The two are vying for two seats on the city bench.
2013 election: Complete coverage
City Court Judge John Elliott, 52, is seeking election to his second term.
Caroline Morrison now serves as deputy bureau chief for the Local Court Bureau in the District Attorney's Office. Morrison, 41, is seeking a seat being vacated by retiring City Court Judge John Schwartz.
Elliott, a former Monroe County assistant public defender, is now handling two specialty courts -- Drug Treatment Court, which Schwartz started in 1995, and the county-level Mental Health Court.
Elliott said he has no trouble with the standard City Court docket of hundreds of misdemeanor crimes, but he feels like he's learning anew in the specialty courts. Both try to direct defendants into treatment.
"It's kind of like being a public defender," Elliott said of the specialty courts. "You do good for these people. I'm in a job now where I'm trying to get people help.
"It's got to be what it's like being a Family Court judge. It's much more emotional. You're much more involved with everybody."

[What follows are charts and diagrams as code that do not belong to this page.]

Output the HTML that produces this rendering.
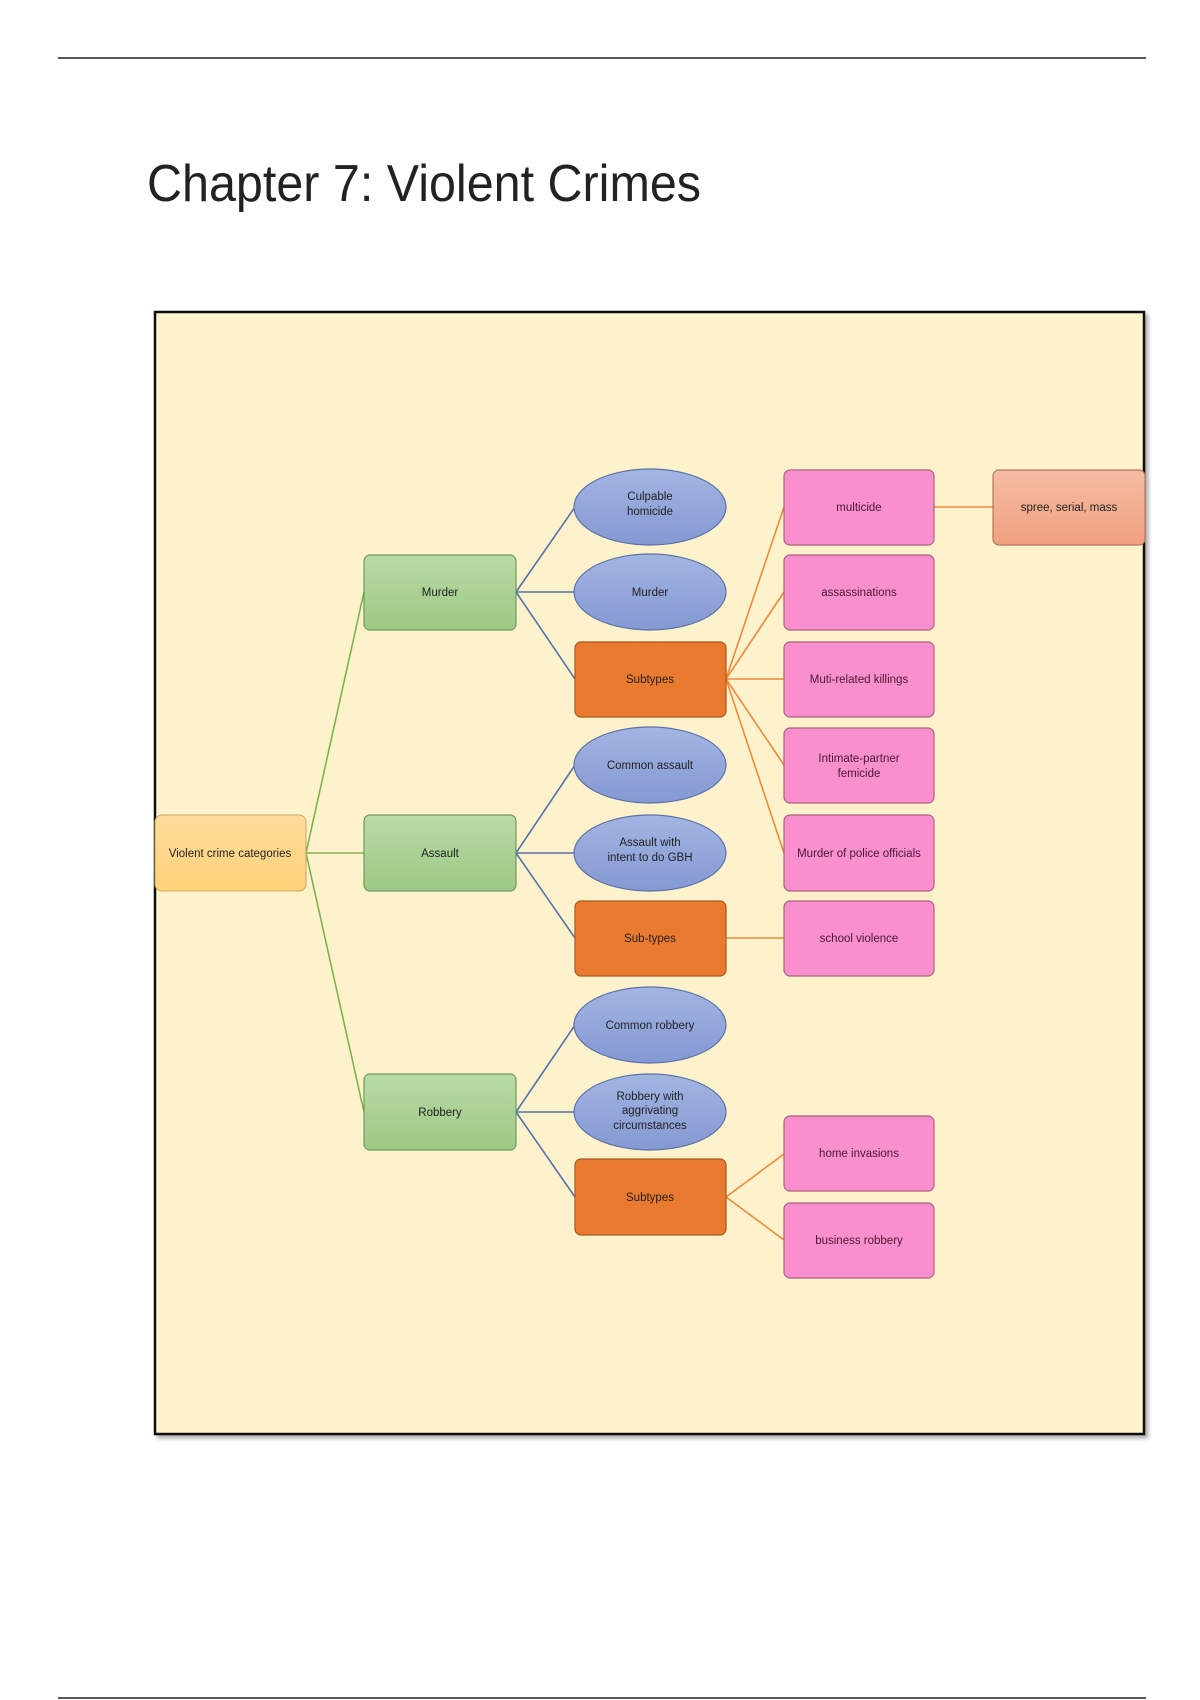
<!DOCTYPE html>
<html><head><meta charset="utf-8"><style>
html,body{margin:0;padding:0;background:#fff;}
svg{display:block;}
text{font-family:"Liberation Sans",sans-serif;}
</style></head><body>
<svg width="1200" height="1700" viewBox="0 0 1200 1700" xmlns="http://www.w3.org/2000/svg">
<defs>
<linearGradient id="gG" x1="0" y1="0" x2="0" y2="1"><stop offset="0" stop-color="#b9dba5"/><stop offset="1" stop-color="#9dc885"/></linearGradient>
<linearGradient id="gB" x1="0" y1="0" x2="0" y2="1"><stop offset="0" stop-color="#a3b5e2"/><stop offset="1" stop-color="#8499d3"/></linearGradient>
<linearGradient id="gY" x1="0" y1="0" x2="0" y2="1"><stop offset="0" stop-color="#ffdc9c"/><stop offset="1" stop-color="#ffd27a"/></linearGradient>
<linearGradient id="gS" x1="0" y1="0" x2="0" y2="1"><stop offset="0" stop-color="#f5bda4"/><stop offset="1" stop-color="#f0a07e"/></linearGradient>
<filter id="sh" x="-5%" y="-5%" width="110%" height="110%"><feDropShadow dx="3" dy="3" stdDeviation="2" flood-color="#000" flood-opacity="0.35"/></filter>
</defs>
<line x1="58" y1="58" x2="1146" y2="58" stroke="#222" stroke-width="1.5"/>
<line x1="58" y1="1698" x2="1146" y2="1698" stroke="#222" stroke-width="1.5"/>
<text x="147" y="201" font-size="52" fill="#222" textLength="554" lengthAdjust="spacingAndGlyphs">Chapter 7: Violent Crimes</text>

<rect x="155" y="312" width="989" height="1122" fill="#fef2cd" stroke="#111" stroke-width="2.5" filter="url(#sh)"/>

<g stroke-width="1.6" fill="none">
<g stroke="#7eb14f">
<line x1="306" y1="853" x2="364" y2="592"/>
<line x1="306" y1="853" x2="364" y2="853"/>
<line x1="306" y1="853" x2="364" y2="1112"/>
</g>
<g stroke="#5673a8">
<line x1="516" y1="592" x2="575" y2="507"/>
<line x1="516" y1="592" x2="575" y2="592"/>
<line x1="516" y1="592" x2="575" y2="679"/>
<line x1="516" y1="853" x2="575" y2="765"/>
<line x1="516" y1="853" x2="575" y2="853"/>
<line x1="516" y1="853" x2="575" y2="938"/>
<line x1="516" y1="1112" x2="575" y2="1025"/>
<line x1="516" y1="1112" x2="575" y2="1112"/>
<line x1="516" y1="1112" x2="575" y2="1197"/>
</g>
<g stroke="#ec8a3a">
<line x1="726" y1="679" x2="784" y2="507"/>
<line x1="726" y1="679" x2="784" y2="592"/>
<line x1="726" y1="679" x2="784" y2="679"/>
<line x1="726" y1="679" x2="784" y2="765"/>
<line x1="726" y1="679" x2="784" y2="853"/>
<line x1="726" y1="938" x2="784" y2="938"/>
<line x1="726" y1="1197" x2="784" y2="1154"/>
<line x1="726" y1="1197" x2="784" y2="1240"/>
<line x1="934" y1="507" x2="993" y2="507"/>
</g>
</g>

<g font-size="11.5" text-anchor="middle" fill="#222">
<rect x="155" y="815" width="151" height="76" rx="7" fill="url(#gY)" stroke="#c9a860"/>
<text x="230" y="857">Violent crime categories</text>

<g fill="url(#gG)" stroke="#6f9a5a" stroke-width="1.2">
<rect x="364" y="555" width="152" height="75" rx="6"/>
<rect x="364" y="815" width="152" height="76" rx="6"/>
<rect x="364" y="1074" width="152" height="76" rx="6"/>
</g>
<text x="440" y="596">Murder</text>
<text x="440" y="857">Assault</text>
<text x="440" y="1116">Robbery</text>

<g fill="url(#gB)" stroke="#5b72a8" stroke-width="1.2">
<ellipse cx="650" cy="507" rx="76" ry="38"/>
<ellipse cx="650" cy="592" rx="76" ry="38"/>
<ellipse cx="650" cy="765" rx="76" ry="38"/>
<ellipse cx="650" cy="853" rx="76" ry="38"/>
<ellipse cx="650" cy="1025" rx="76" ry="38"/>
<ellipse cx="650" cy="1112" rx="76" ry="38"/>
</g>
<text x="650" y="500">Culpable</text><text x="650" y="515">homicide</text>
<text x="650" y="596">Murder</text>
<text x="650" y="769">Common assault</text>
<text x="650" y="846">Assault with</text><text x="650" y="861">intent to do GBH</text>
<text x="650" y="1029">Common robbery</text>
<text x="650" y="1100">Robbery with</text><text x="650" y="1114">aggrivating</text><text x="650" y="1129">circumstances</text>

<g fill="#ea7a30" stroke="#a9591f" stroke-width="1.2">
<rect x="575" y="642" width="151" height="75" rx="6"/>
<rect x="575" y="901" width="151" height="75" rx="6"/>
<rect x="575" y="1159" width="151" height="76" rx="6"/>
</g>
<text x="650" y="683">Subtypes</text>
<text x="650" y="942">Sub-types</text>
<text x="650" y="1201">Subtypes</text>

<g fill="#f98fcc" stroke="#b0607f" stroke-width="1.2">
<rect x="784" y="470" width="150" height="75" rx="6"/>
<rect x="784" y="555" width="150" height="75" rx="6"/>
<rect x="784" y="642" width="150" height="75" rx="6"/>
<rect x="784" y="728" width="150" height="75" rx="6"/>
<rect x="784" y="815" width="150" height="76" rx="6"/>
<rect x="784" y="901" width="150" height="75" rx="6"/>
<rect x="784" y="1116" width="150" height="75" rx="6"/>
<rect x="784" y="1203" width="150" height="75" rx="6"/>
</g>
<g fill="#4a1838">
<text x="859" y="511">multicide</text>
<text x="859" y="596">assassinations</text>
<text x="859" y="683">Muti-related killings</text>
<text x="859" y="762">Intimate-partner</text><text x="859" y="777">femicide</text>
<text x="859" y="857">Murder of police officials</text>
<text x="859" y="942">school violence</text>
<text x="859" y="1157">home invasions</text>
<text x="859" y="1244">business robbery</text>
</g>
<rect x="993" y="470" width="152" height="75" rx="6" fill="url(#gS)" stroke="#b5755c" stroke-width="1.2"/>
<text x="1069" y="511">spree, serial, mass</text>
</g>
</svg>
</body></html>
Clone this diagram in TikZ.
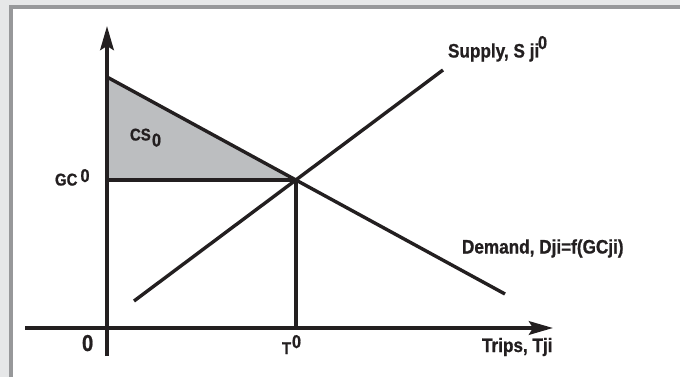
\documentclass[tikz,border=0pt]{standalone}
\usepackage{fontspec}
\setmainfont{Liberation Sans}[FakeStretch=0.88,BoldFeatures={FakeBold=0.9}]
\usetikzlibrary{arrows.meta}
\definecolor{ink}{HTML}{231F20}
\definecolor{csgray}{HTML}{BCBEC0}
\definecolor{bgray}{HTML}{E6E7E8}
\definecolor{fgray}{HTML}{97989A}
\tikzset{
  curve/.style={draw=ink, line width=3.4pt},
  axis/.style={draw=ink, line width=3.8pt, -{Stealth[length=24pt,width=13.5pt,inset=4pt]}},
  lab/.style={inner sep=0pt, outer sep=0pt, anchor=base west, text=ink, font=\bfseries\fontsize{19.5}{22}\selectfont},
  small/.style={lab, font=\bfseries\fontsize{17}{20}\selectfont},
  zero/.style={lab, font=\bfseries\fontsize{18.5}{21}\selectfont},
  bigzero/.style={lab, font=\bfseries\fontsize{23}{26}\selectfont}
}
\begin{document}
\begin{tikzpicture}[x=1pt,y=-1pt]
\useasboundingbox (0,0) rectangle (680,377);
% frame
\fill[bgray] (0,0) rectangle (680,377);
\fill[fgray] (9,5) rectangle (680,377);
\fill[white] (13,9) rectangle (680,377);
% points
\coordinate (O) at (107,328);
\coordinate (ytop) at (107,26);
\coordinate (ybot) at (107,356);
\coordinate (xl) at (25,328);
\coordinate (xr) at (553,328);
\coordinate (eq) at (296,180);
\coordinate (gc) at (107,180);
\coordinate (t0) at (296,328);
\coordinate (dtop) at (107,77);
\coordinate (dend) at (505,294);
\coordinate (sstart) at (134,301);
\coordinate (send) at (443,70);
% consumer surplus
\fill[csgray] (dtop) -- (eq) -- (gc) -- cycle;
% lines
\draw[curve] (gc) -- (eq);
\draw[curve] (eq) -- (t0);
\draw[curve] (dtop) -- (dend);
\draw[curve] (sstart) -- (send);
\draw[axis] (ybot) -- (ytop);
\draw[axis] (xl) -- (xr);
% labels
\node[small] (gclab) at (55,185.5) {GC};
\node[zero] (gczero) at (80.5,182) {0};
\node[small] (cslab) at (130,140.5) {CS};
\node[zero] (cszero) at (152,146.5) {0};
\node[bigzero] (ozero) at (82,351) {0};
\node[small] (tlab) at (282,354) {T};
\node[zero] (tzero) at (292,348) {0};
\node[lab] (supply) at (448,57.5) {Supply, S ji};
\node[zero] (szero) at (538,49) {0};
\node[lab] (demand) at (462,253.5) {Demand, Dji=f(GCji)};
\node[lab] (trips) at (482,352) {Trips, Tji};
\end{tikzpicture}
\end{document}
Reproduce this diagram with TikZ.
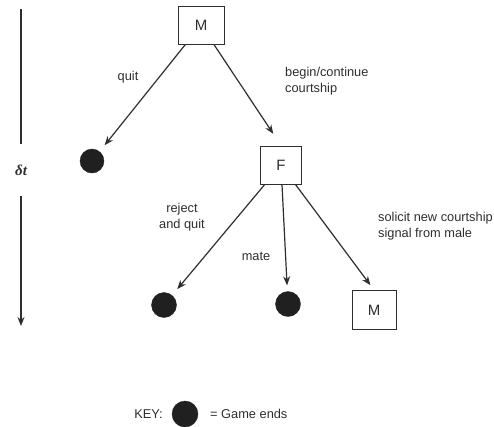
\documentclass[tikz,border=0pt]{standalone}
\usepackage{fontspec}
\setmainfont{Liberation Sans}
\newfontfamily\deltafont{Liberation Serif}
\usetikzlibrary{arrows.meta}
\definecolor{ink}{HTML}{2E2E2E}
\definecolor{dot}{HTML}{202020}
\begin{document}
\begin{tikzpicture}[x=1pt,y=-1pt,
  player/.style={draw=ink,line width=1pt,inner sep=0pt,text=ink,font=\fontsize{15}{18}\selectfont},
  enddot/.style={circle,fill=dot,draw=dot,inner sep=0pt,minimum size=25pt},
  lbl/.style={inner sep=0pt,text=ink,font=\fontsize{12.8}{16}\selectfont},
  move/.style={draw=ink,line width=1.2pt,-{Stealth[length=9pt,width=7pt]}}
]
\useasboundingbox (0,0) rectangle (494,426);
% players
\node[player,minimum width=46pt,minimum height=38pt] (M1) at (201,25) {M};
\node[player,minimum width=41pt,minimum height=38pt] (F) at (281,165) {F};
\node[player,minimum width=44pt,minimum height=39pt] (M2) at (374,310) {M};
% end states
\node[enddot,minimum size=24pt] (c1) at (92,161) {};
\node[enddot] (c2) at (164,305) {};
\node[enddot] (c3) at (288,304) {};
% moves
\draw[move,shorten >=8pt] (M1) -- (c1);
\draw[move,shorten >=14pt] (M1) -- (F.north);
\draw[move,shorten >=8pt] (F) -- (c2);
\draw[move,shorten >=6pt] (F) -- (c3);
\draw[move,shorten >=6pt] (F) -- (M2.north);
% labels
\node[lbl] (lquit) at (128,77) {quit};
\node[lbl,anchor=west,align=left] (lbegin) at (285,81) {begin/continue\\courtship};
\node[lbl,align=center] (lreject) at (182,217) {reject\\and quit};
\node[lbl] (lmate) at (256,256) {mate};
\node[lbl,anchor=west,align=left] (lsolicit) at (378,226) {solicit new courtship\\signal from male};
% time axis
\coordinate (t0) at (21,9);
\node[inner sep=0pt,minimum height=52pt,text=ink,font=\deltafont\itshape\bfseries\fontsize{15}{18}\selectfont] (dt) at (21,170) {δt};
\coordinate (t1) at (21,326);
\draw[draw=ink,line width=1.2pt] (t0) -- (dt.north);
\draw[move] (dt.south) -- (t1);
% key
\node[enddot,minimum size=26pt] (kdot) at (185,414) {};
\node[lbl,anchor=east] (kkey) at (163,414) {KEY:};
\node[lbl,anchor=west] (kends) at (210,414) {= Game ends};
\end{tikzpicture}
\end{document}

Still, he said, accountability is key, ensuring that defendants do stick by a court-prescribed treatment regimen. Otherwise, jail may be the alternative.
With her experience in the DA's Office, Morrison has seen the law from a different perspective. But, like Elliott, she thinks lives can be rerouted at City Court.
"I see City Court as a place where a judge can make a difference," she said. "Most of the people who come in through City Court are first-time offenders."
As a prosecutor who handled 2,000 cases in town courts and City Court, she knows the alternatives available for defendants, she said. And, she said, that experience helps her know which defendants have a background that would match them with the specialty courts.
Morrison moved through the DA's Office, prosecuting serious felonies in recent years and handling administrative duties. Those roles provide her a foundation to juggle the ample caseload in City Court, she said.
In 2011, the legal publication, the Daily Record selected Morrison for its "Up and Coming Attorney" award.